Again, I left my job (snowflake, right?) and spent a while doing literally nothing. I was seeing a lifeline counsellor who was helping me deal with the hardships of the past two years because although the tone of my text may not dictate so, I really had reached the lowest of lows. I gave up all sport, all friendships, all hope. I was in a very bad place.
I don’t want to dwell on that period of my life for too long but thankfully I’ve moved on. To cut a long story short I went back to college, got the grades I needed and come September time I will be moving to Derby in England to study sports journalism. But as is typical with the story of life, nothing is ever easy. Covid has taken centre stage in our lives and everything has ground to a halt.

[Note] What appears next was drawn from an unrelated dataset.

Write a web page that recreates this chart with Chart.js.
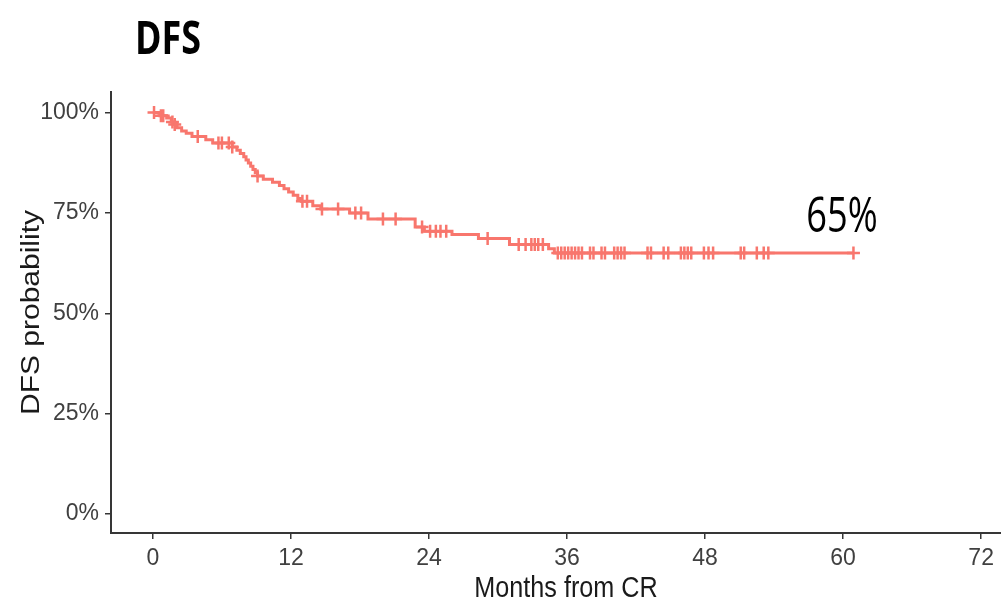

As prep for my uni course, I’ve been writing articles as much as I can. Talking about the NFL and occasionally the XFL and my love for the sport of American Football. The platforms I have been given to produce these articles have been my daily reminder and number one driving force to succeed in this industry. I want to produce high quality, reliable and intriguing content for people to read.
As I speak now I stand face to face with the biggest problem I’ve had to date. How do I practice my trade as a sports journalist when there are no live sports to report on? The answer? Well, it’s tough. I, like many others are feeding off the scraps left to us by the real world and our production is coming mostly through our means of imagination. Many of you will relate when I say that the most fun I (we) have during lockdown is after a few beer and a night spent on the PlayStation with the lads.

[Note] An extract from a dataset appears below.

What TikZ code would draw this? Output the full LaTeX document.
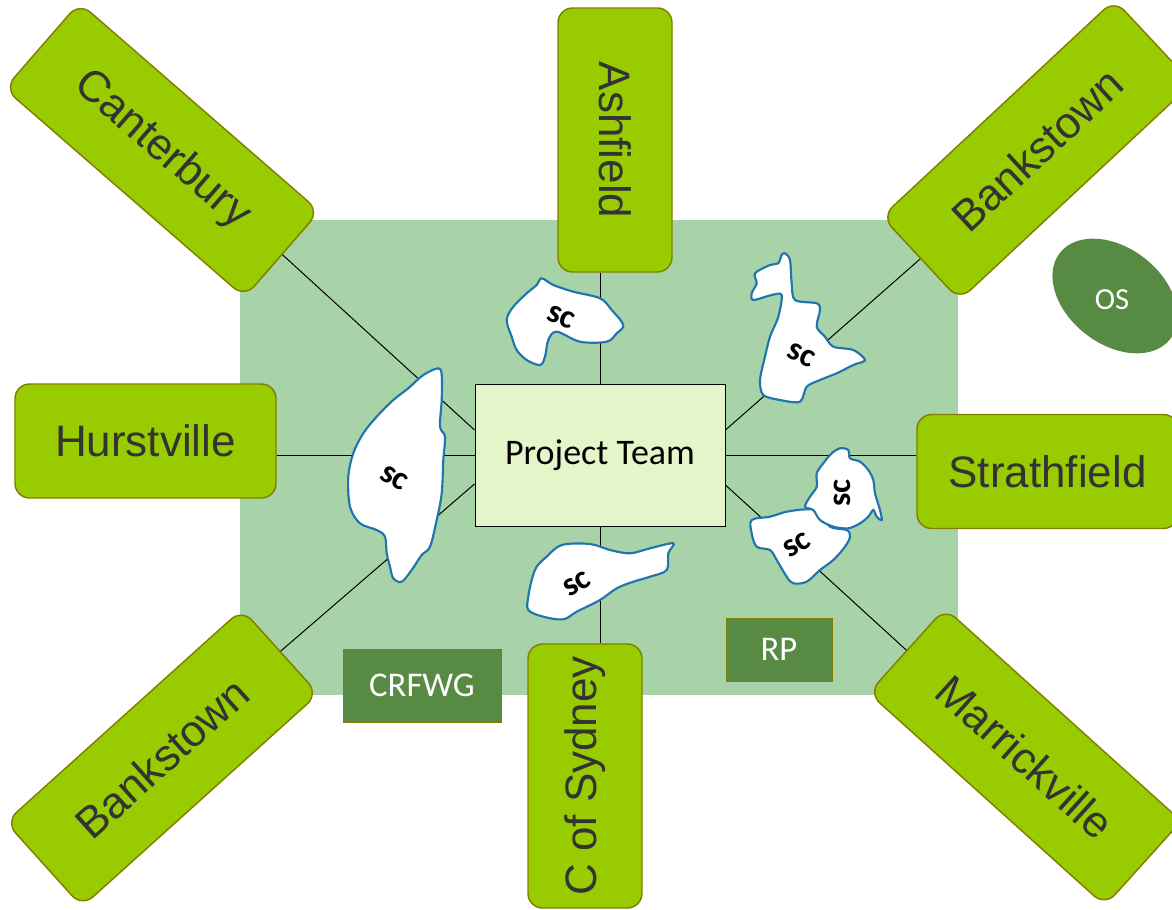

The process of writing an article is both time consuming and rewarding, but I love it. I love writing stories which are newly developing or other subjects of which I feel passionate about and I know will resonate with other people. I see myself now as being far past the worst of my darkest days, and now healthily striving on the other side. I’m stretching my legs in a place where I feel comfortable. Not a filling station or an office, but behind my laptop, reporting on the stories I know you want to hear.
When the world as we know it resumes to some sense of normality, I will have to fight for my place again and prove I’m capable of producing high quality content for a worthy platform, and truth be told? I can’t wait. This is everything I have been waiting for since those failed exams in college, so here I am. Ready for the challenge ahead.
I have used this article as a venting method. With the future currently looking so bleak in regards to my profession it’s hard to judge exactly how I should attack it. But with true faith, determination and practice, I know this lockdown won’t have gone to waste. I will have bettered myself compared to those who are entering the same field as me. It is my dream to make a living reporting for the NFL and I will stop at nothing to make sure I get there.
So, what do I do now? Well, I keep writing, I keep producing in the hope that someone sees my work and it takes off to the next level. It’s tough, I know but I am willing to put in the hours and learn my trade so that one day I can become the best at what I do. I am of the heavy assumption that is what everybody at this level strives for? It most certainly is what keeps me going.
From the bottom of my heart, can I just say thank you to everyone who has supported me to this point. Your backing will go further than you ever know and I thank you for that. Thank you for listening to my drunken ramblings and I hope to hear from you all very soon.